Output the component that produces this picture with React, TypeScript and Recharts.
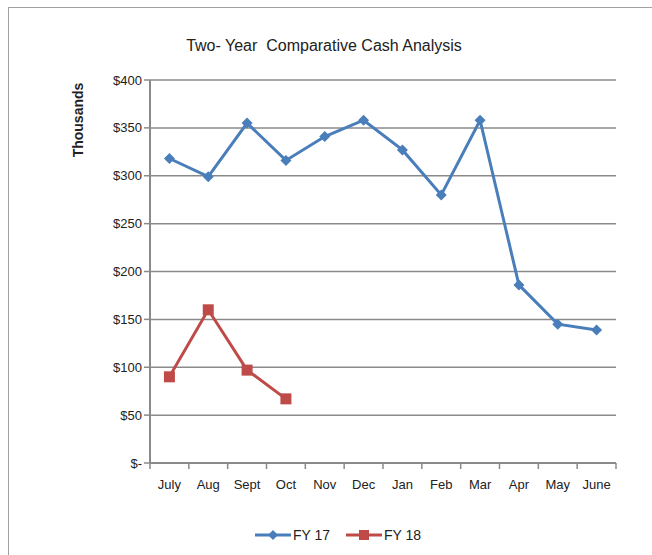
import React from "react";
import {
  LineChart,
  Line,
  XAxis,
  YAxis,
  CartesianGrid,
  Legend,
} from "recharts";

const months = ["July", "Aug", "Sept", "Oct", "Nov", "Dec", "Jan", "Feb", "Mar", "Apr", "May", "June"];
const fy17 = [318, 299, 355, 316, 341, 358, 327, 280, 358, 186, 145, 139];
const fy18: (number | null)[] = [90, 160, 97, 67, null, null, null, null, null, null, null, null];
const yTicks = [0, 50, 100, 150, 200, 250, 300, 350, 400];

const data = months.map((m, i) => ({ month: m, fy17: fy17[i], fy18: fy18[i] }));

const FONT = "'Liberation Sans', Arial, sans-serif";
const BLUE = "#4A7EBB";
const RED = "#BE4B48";
const AXIS = "#8a8a8a";

const W = 652;
const H = 555;
const PLOT_LEFT = 150;
const PLOT_RIGHT = 616;
const BAND = (PLOT_RIGHT - PLOT_LEFT) / months.length;

function Diamond(props: any) {
  const { cx, cy } = props;
  if (cx == null || cy == null) return null;
  const r = 5.5;
  return (
    <path
      d={`M${cx},${cy - r} L${cx + r},${cy} L${cx},${cy + r} L${cx - r},${cy} Z`}
      fill={BLUE}
    />
  );
}

function Square(props: any) {
  const { cx, cy, value } = props;
  if (cx == null || cy == null || value == null) return null;
  const r = 5.5;
  return <rect x={cx - r} y={cy - r} width={r * 2} height={r * 2} fill={RED} />;
}

function MonthTick(props: any) {
  const { x, y, payload, index } = props;
  const last = index === months.length - 1;
  const axisY = y - 2;
  return (
    <g>
      <line x1={x - BAND / 2} y1={axisY - 6} x2={x - BAND / 2} y2={axisY} stroke={AXIS} strokeWidth={1.5} />
      {last && (
        <line x1={x + BAND / 2} y1={axisY - 6} x2={x + BAND / 2} y2={axisY} stroke={AXIS} strokeWidth={1.5} />
      )}
      <text x={x} y={y + 18} textAnchor="middle" fontSize={13} fill="#222" fontFamily={FONT}>
        {payload.value}
      </text>
    </g>
  );
}

const fmt = (v: number) => (v === 0 ? "$-" : `$${v}`);

function LegendContent() {
  const items = [
    { label: "FY 17", color: BLUE, kind: "diamond" },
    { label: "FY 18", color: RED, kind: "square" },
  ];
  return (
    <div style={{ display: "flex", justifyContent: "center", gap: 16, fontFamily: FONT, fontSize: 14, color: "#222" }}>
      {items.map((it) => (
        <div key={it.label} style={{ display: "flex", alignItems: "center", gap: 2 }}>
          <svg width={36} height={12}>
            <line x1={0} y1={6} x2={36} y2={6} stroke={it.color} strokeWidth={3} />
            {it.kind === "diamond" ? (
              <path d="M18,1 L23,6 L18,11 L13,6 Z" fill={it.color} />
            ) : (
              <rect x={13} y={1} width={10} height={10} fill={it.color} />
            )}
          </svg>
          <span>{it.label}</span>
        </div>
      ))}
    </div>
  );
}

export default function App() {
  return (
    <div style={{ position: "absolute", left: 0, top: 0, width: W, height: H, background: "#fff", overflow: "hidden" }}>
      <div
        style={{
          position: "absolute",
          left: 8,
          top: 7,
          width: W,
          height: H,
          borderLeft: "1.5px solid #a0a0a0",
          borderTop: "1.5px solid #a0a0a0",
        }}
      />
      <div
        style={{
          position: "absolute",
          left: 0,
          width: 648,
          top: 37,
          textAlign: "center",
          fontFamily: FONT,
          fontSize: 16,
          color: "#222",
          whiteSpace: "pre",
        }}
      >
        {"Two- Year  Comparative Cash Analysis"}
      </div>
      <div
        style={{
          position: "absolute",
          left: 78,
          top: 120,
          transform: "translate(-50%, -50%) rotate(-90deg)",
          fontFamily: FONT,
          fontSize: 14,
          fontWeight: "bold",
          color: "#222",
        }}
      >
        Thousands
      </div>
      <div style={{ position: "absolute", left: 0, top: 0 }}>
        <LineChart
          width={W}
          height={H}
          data={data}
          margin={{ top: 80, right: W - PLOT_RIGHT, bottom: 62, left: 90 }}
        >
          <CartesianGrid vertical={false} stroke={AXIS} strokeWidth={1.5} />
          <XAxis
            dataKey="month"
            height={30}
            padding={{ left: BAND / 2, right: BAND / 2 }}
            axisLine={{ stroke: AXIS, strokeWidth: 2 }}
            tickLine={false}
            tick={<MonthTick />}
            interval={0}
          />
          <YAxis
            width={60}
            domain={[0, 400]}
            ticks={yTicks}
            tickFormatter={fmt}
            axisLine={{ stroke: AXIS, strokeWidth: 2 }}
            tickLine={{ stroke: AXIS, strokeWidth: 1.5 }}
            tickSize={6}
            tick={{ fontSize: 13, fill: "#222", fontFamily: FONT }}
          />
          <Line
            type="linear"
            dataKey="fy17"
            name="FY 17"
            stroke={BLUE}
            strokeWidth={3}
            dot={<Diamond />}
            isAnimationActive={false}
          />
          <Line
            type="linear"
            dataKey="fy18"
            name="FY 18"
            stroke={RED}
            strokeWidth={3}
            dot={<Square />}
            connectNulls={false}
            isAnimationActive={false}
          />
          <Legend
            layout="horizontal"
            verticalAlign="middle"
            content={<LegendContent />}
            wrapperStyle={{ top: 527, left: 0, width: 676 }}
          />
        </LineChart>
      </div>
    </div>
  );
}
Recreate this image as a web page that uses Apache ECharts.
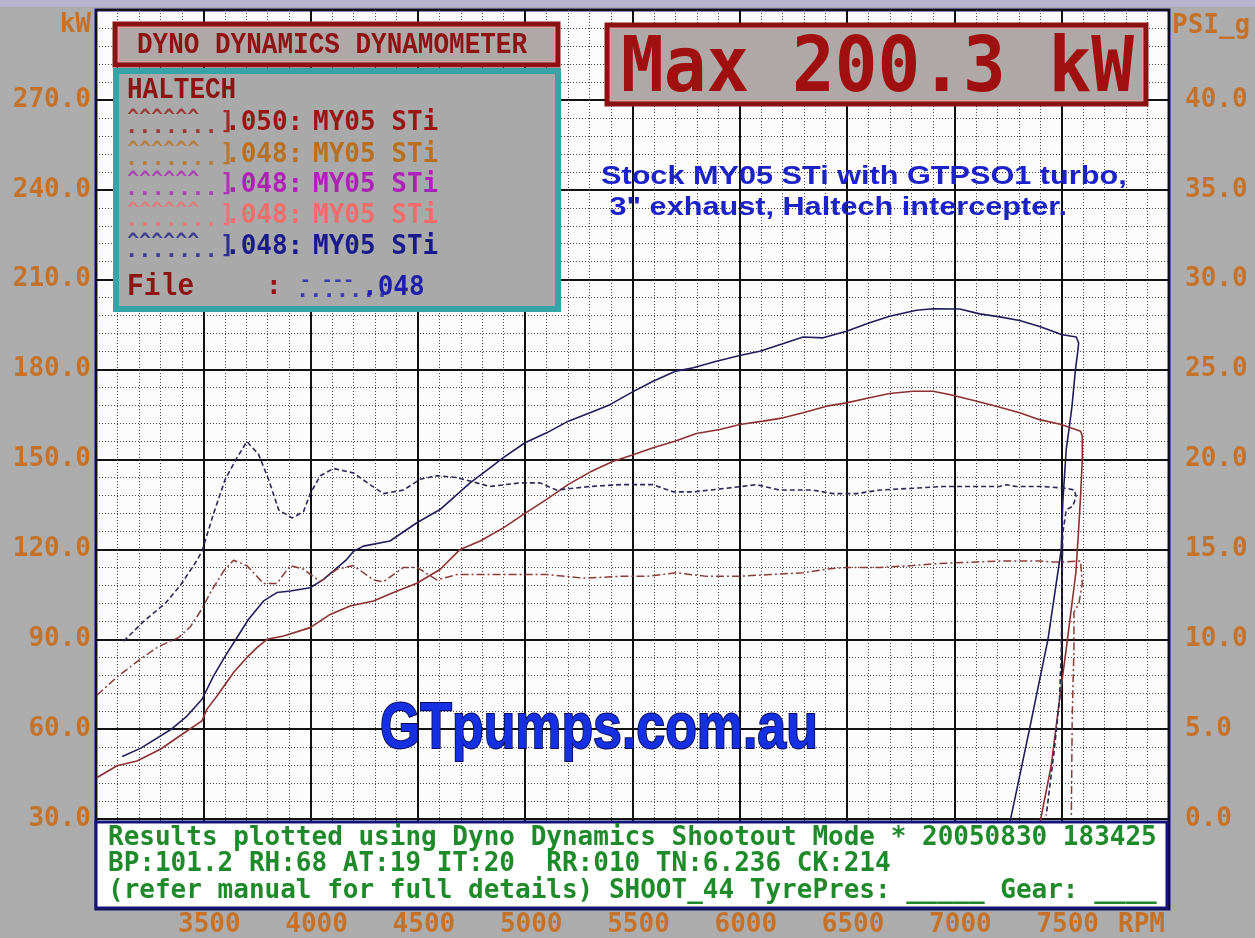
<!DOCTYPE html>
<html>
<head>
<meta charset="utf-8">
<script src="https://cdn.jsdelivr.net/npm/echarts@6/dist/echarts.min.js"></script>
<style>
html,body{margin:0;padding:0;background:#acacac;}
#chart{width:1255px;height:938px;}
</style>
</head>
<body>
<div id="chart"></div>
<script>
// ---------------- data (read from the dyno sheet) ----------------
const xTicks = [3500, 4000, 4500, 5000, 5500, 6000, 6500, 7000, 7500];

// Run 1 (navy) power, kW
const run1PowerRpm = [3122,3207,3347,3424,3494,3548,3602,3657,3711,3781,3843,3905,3998,4060,4169,4200,4246,4370,4495,4603,4743,4836,4898,4999,5100,5201,5302,5395,5496,5596,5697,5783,5891,6000,6093,6186,6295,6388,6497,6605,6698,6823,6900,7025,7118,7211,7304,7397,7474,7498,7568,7579,7575,7564,7548,7536,7521,7513,7505,7498,7436,7350,7265,7230];
const run1PowerKw  = [50.9,53.6,59.8,64.4,70,77.8,84.4,90.6,96.7,102.8,105.6,106.1,107.2,110,116.7,119.4,121.1,122.8,128.9,133.3,142.2,147.2,150.6,155.6,158.9,162.8,165.6,168.3,172.4,176.1,179.4,180.6,182.8,184.7,186.1,188.3,190.9,190.6,192.8,195.6,197.8,199.8,200.3,200.2,198.6,197.6,196.4,194.4,192.4,191.7,190.9,188.9,186.1,180,167.8,161.1,153.3,144.4,135.6,120,90,60,31.1,20];

// Run 2 (brown) power, kW
const run2PowerRpm = [3005,3098,3191,3300,3424,3494,3517,3564,3641,3703,3750,3797,3874,3998,4091,4184,4293,4386,4495,4603,4697,4790,4898,4999,5100,5201,5302,5410,5496,5596,5697,5798,5907,6000,6108,6202,6295,6404,6497,6605,6698,6807,6900,6977,7086,7195,7304,7397,7498,7588,7596,7596,7588,7578,7566,7521,7490,7451,7405,7378];
const run2PowerKw  = [43.9,47.8,49.4,53.3,59.4,62.8,66.7,71.1,78.9,83.9,87.2,90,91.1,93.9,98.3,101.1,102.8,105.6,108.7,113.3,120,122.8,127.2,132,136.7,141.7,145.8,149.4,151.4,153.9,156.1,158.7,160,161.7,162.8,163.9,165.6,167.8,168.9,170.6,172,172.8,172.8,171.7,169.8,167.8,165.6,163.3,161.7,159.4,157.8,150,137.8,125.6,112.2,86.7,70,47.8,31.1,20];

// Run 1 (navy) boost, PSI_g
const run1BoostRpm = [3129,3222,3323,3393,3471,3494,3548,3602,3657,3703,3757,3804,3851,3913,3967,3998,4045,4107,4200,4277,4339,4433,4510,4588,4681,4774,4836,4976,5069,5146,5302,5442,5596,5689,5783,5938,6078,6186,6341,6434,6543,6652,6807,6947,7211,7242,7288,7412,7521,7559,7567,7552,7521,7505,7498,7490,7466,7428];
const run1BoostPsi = [9.9,11.0,12.0,13.0,14.4,14.9,17.0,18.9,20.1,21.0,20.3,18.9,17.2,16.75,17.1,18.1,19.1,19.5,19.25,18.6,18.1,18.3,18.9,19.1,19.0,18.7,18.5,18.7,18.7,18.3,18.5,18.6,18.6,18.2,18.2,18.4,18.6,18.3,18.3,18.1,18.1,18.3,18.4,18.5,18.5,18.6,18.5,18.5,18.4,18.3,17.95,17.4,17.2,15.9,9.4,6.7,3.9,0.2];

// Run 2 (brown) boost, PSI_g
const run2BoostRpm = [3005,3098,3207,3292,3385,3440,3494,3533,3595,3641,3703,3781,3843,3905,3967,4045,4123,4200,4293,4339,4433,4495,4588,4681,4836,5100,5193,5270,5442,5566,5705,5845,5985,6140,6295,6404,6497,6652,6807,6900,7102,7211,7397,7458,7505,7588,7596,7596,7580,7557,7557,7549,7545];
const run2BoostPsi = [6.9,7.9,8.9,9.6,10.1,10.7,11.7,12.6,13.8,14.4,14.1,13.1,13.1,14.1,13.9,13.2,13.9,14.1,13.3,13.2,14.0,14.0,13.3,13.6,13.6,13.6,13.5,13.4,13.5,13.5,13.7,13.5,13.5,13.6,13.7,13.9,14.0,14.0,14.1,14.2,14.3,14.35,14.35,14.3,14.3,14.35,14.3,13.1,12.0,11.5,9.4,5.7,0.2];

// legend rows
const legendSuffix = ['.050:', '.048:', '.048:', '.048:', '.048:'];
const legendName = ['MY05 STi', 'MY05 STi', 'MY05 STi', 'MY05 STi', 'MY05 STi'];
const legendColors = ['#9c1414', '#b8701e', '#b020b8', '#f26c6c', '#1a1a8c'];

const infoLines = [
  'Results plotted using Dyno Dynamics Shootout Mode * 20050830 183425',
  'BP:101.2 RH:68 AT:19 IT:20  RR:010 TN:6.236 CK:214',
  '(refer manual for full details) SHOOT_44 TyrePres: _____ Gear: ____'
];

// ---------------- chart ----------------
const MONO = '"DejaVu Sans Mono", monospace';
const AXC = '#c4722a';
const zip = (a, b) => a.map((v, i) => [v, b[i]]);

function txt(x, y, text, fill, size, extra) {
  extra = extra || {};
  return {
    type: 'text', x: x, y: y, z: extra.z || 110,
    scaleX: extra.scaleX || 1, scaleY: extra.scaleY || 1,
    style: {
      text: text, fill: fill,
      font: (extra.weight || 'bold') + ' ' + size + 'px ' + (extra.family || MONO),
      textAlign: extra.align || 'left', textVerticalAlign: 'middle',
      align: extra.align || 'left', verticalAlign: 'middle',
      opacity: extra.opacity == null ? 1 : extra.opacity,
      stroke: extra.stroke || null, lineWidth: extra.lineWidth || 0
    }
  };
}

const graphics = [];
graphics.push({type:'rect', shape:{x:0,y:0,width:1255,height:7}, style:{fill:'#b8b4d0'}, z:1});
// title box
graphics.push({type:'rect', z:100, shape:{x:115,y:24,width:443,height:41}, style:{fill:'#b0a7a7', stroke:'#8a1212', lineWidth:5}});
graphics.push({type:'rect', z:101, shape:{x:118.5,y:27.5,width:436,height:34}, style:{fill:'none', stroke:'#e49a9a', lineWidth:1}});
graphics.push(txt(137, 45, 'DYNO DYNAMICS DYNAMOMETER', '#8e1414', 26, {family:'"Liberation Mono", monospace', scaleY:1.15}));
// legend box
graphics.push({type:'rect', z:100, shape:{x:116,y:71,width:442,height:238}, style:{fill:'#a9a9a9', stroke:'#36a4a6', lineWidth:6}});
graphics.push(txt(127, 90, 'HALTECH', '#8e1414', 26, {family:'"Liberation Mono", monospace', scaleY:1.15}));
const rowY = [123, 155, 185, 216, 247];
rowY.forEach((y, i) => {
  graphics.push(txt(127, y - 5, '^^^^^^', legendColors[i], 20, {opacity:0.75}));
  graphics.push(txt(125, y + 4, '.......', legendColors[i], 22, {opacity:0.75}));
  graphics.push(txt(220, y, ']', legendColors[i], 24, {opacity:0.85}));
  graphics.push(txt(225, y, legendSuffix[i], legendColors[i], 26));
  graphics.push(txt(313, y, legendName[i], legendColors[i], 26));
});
graphics.push(txt(127, 287, 'File', '#8e1414', 28, {family:'"Liberation Mono", monospace', scaleY:1.1}));
graphics.push(txt(266, 287, ':', '#8e1414', 26));
graphics.push(txt(300, 281, '- ---', '#2020b0', 18, {opacity:0.8}));
graphics.push(txt(296, 291, '.......', '#2020b0', 22, {opacity:0.8}));
graphics.push(txt(362, 288, '.048', '#1e1ea8', 26));
// max box
graphics.push({type:'rect', z:100, shape:{x:607,y:25,width:539,height:79}, style:{fill:'#b0a7a7', stroke:'#8a1212', lineWidth:5}});
graphics.push({type:'rect', z:101, shape:{x:610.5,y:28.5,width:532,height:72}, style:{fill:'none', stroke:'#e49a9a', lineWidth:1}});
graphics.push(txt(621, 71, 'Max 200.3 kW', '#a01010', 71, {scaleY:1.07}));
// annotation
graphics.push(txt(601, 177, 'Stock MY05 STi with GTPSO1 turbo,', '#1c22c8', 25, {family:'"Liberation Sans", Arial, sans-serif', scaleX:1.226}));
graphics.push(txt(601, 208, ' 3" exhaust, Haltech intercepter.', '#1c22c8', 25, {family:'"Liberation Sans", Arial, sans-serif', scaleX:1.226}));
// logo
graphics.push(txt(380, 730, 'GTpumps.com.au', '#1530e0', 64, {family:'"Liberation Sans", Arial, sans-serif', scaleX:0.81, stroke:'#0c0c5a', lineWidth:2}));
// bottom info panel
graphics.push({type:'rect', z:100, shape:{x:96,y:822,width:1071,height:86}, style:{fill:'#ffffff', stroke:'#14147a', lineWidth:3}});
[838, 864, 891].forEach((y, i) => graphics.push(txt(108, y, infoLines[i], '#1e8a2a', 26, {weight:'bold'})));
// axis unit labels
graphics.push(txt(91, 25, 'kW', AXC, 26, {align:'right'}));
graphics.push(txt(1172, 26, 'PSI_g', AXC, 26));
graphics.push(txt(1118, 925, 'RPM', AXC, 26));

const chart = echarts.init(document.getElementById('chart'));
const minorDots = {show:true, lineStyle:{color:'#444', width:1, type:[1,2]}};
chart.setOption({
  backgroundColor: '#acacac',
  animation: false,
  grid: {left: 96, right: 86, top: 10, bottom: 28, show: true, backgroundColor: '#fcfcfc', borderColor: '#14147a', borderWidth: 3, containLabel: false},
  xAxis: {
    type: 'value', min: 3000, max: 8000, interval: 500,
    axisLine: {show:false}, axisTick: {show:false},
    axisLabel: {
      color: AXC, fontFamily: MONO, fontWeight: 'bold', fontSize: 26, margin: 3, lineHeight: 26,
      padding: [0, 0, 0, 12],
      formatter: v => xTicks.indexOf(v) >= 0 ? String(v) : ''
    },
    splitLine: {show:true, lineStyle:{color:'#111', width:2}},
    minorTick: {show:false, splitNumber:5},
    minorSplitLine: minorDots
  },
  yAxis: [{
    type: 'value', min: 0, max: 300, interval: 30,
    axisLine: {show:false}, axisTick: {show:false},
    axisLabel: {color: AXC, fontFamily: MONO, fontWeight: 'bold', fontSize: 26, margin: 5,
      formatter: v => (v <= 0 || v >= 300) ? '' : v.toFixed(1)},
    splitLine: {show:true, lineStyle:{color:'#111', width:2}},
    minorTick: {show:false, splitNumber:5},
    minorSplitLine: minorDots
  }, {
    type: 'value', min: -5, max: 45, interval: 5, position: 'right',
    axisLine: {show:false}, axisTick: {show:false},
    axisLabel: {color: AXC, fontFamily: MONO, fontWeight: 'bold', fontSize: 26, margin: 16,
      formatter: v => (v < -0.01 || v > 40.01) ? '' : v.toFixed(1)},
    splitLine: {show:false}
  }],
  series: [
    {type:'line', yAxisIndex:0, data: zip(run1PowerRpm, run1PowerKw), showSymbol:false, symbol:'none', z:5,
     lineStyle:{color:'#1e1e5c', width:1.6}},
    {type:'line', yAxisIndex:0, data: zip(run2PowerRpm, run2PowerKw), showSymbol:false, symbol:'none', z:5,
     lineStyle:{color:'#8c3030', width:1.6}},
    {type:'line', yAxisIndex:1, data: zip(run1BoostRpm, run1BoostPsi), showSymbol:false, symbol:'none', z:5,
     lineStyle:{color:'#2a2a5c', width:1.6, type:[5,3]}},
    {type:'line', yAxisIndex:1, data: zip(run2BoostRpm, run2BoostPsi), showSymbol:false, symbol:'none', z:5,
     lineStyle:{color:'#8a3c34', width:1.5, type:[8,3,2,3]}}
  ],
  graphic: {elements: graphics}
});
</script>
</body>
</html>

★ ★ ★

Written problem:
Pictures do not belong in the copy. Reproduce exactly the lines from the one with "Recreate this image" to the one with "6500, 7000, 7500];", both lines included.

Result of the task:
Recreate this image as a web page that uses Apache ECharts.
<!DOCTYPE html>
<html>
<head>
<meta charset="utf-8">
<script src="https://cdn.jsdelivr.net/npm/echarts@6/dist/echarts.min.js"></script>
<style>
html,body{margin:0;padding:0;background:#acacac;}
#chart{width:1255px;height:938px;}
</style>
</head>
<body>
<div id="chart"></div>
<script>
// ---------------- data (read from the dyno sheet) ----------------
const xTicks = [3500, 4000, 4500, 5000, 5500, 6000, 6500, 7000, 7500];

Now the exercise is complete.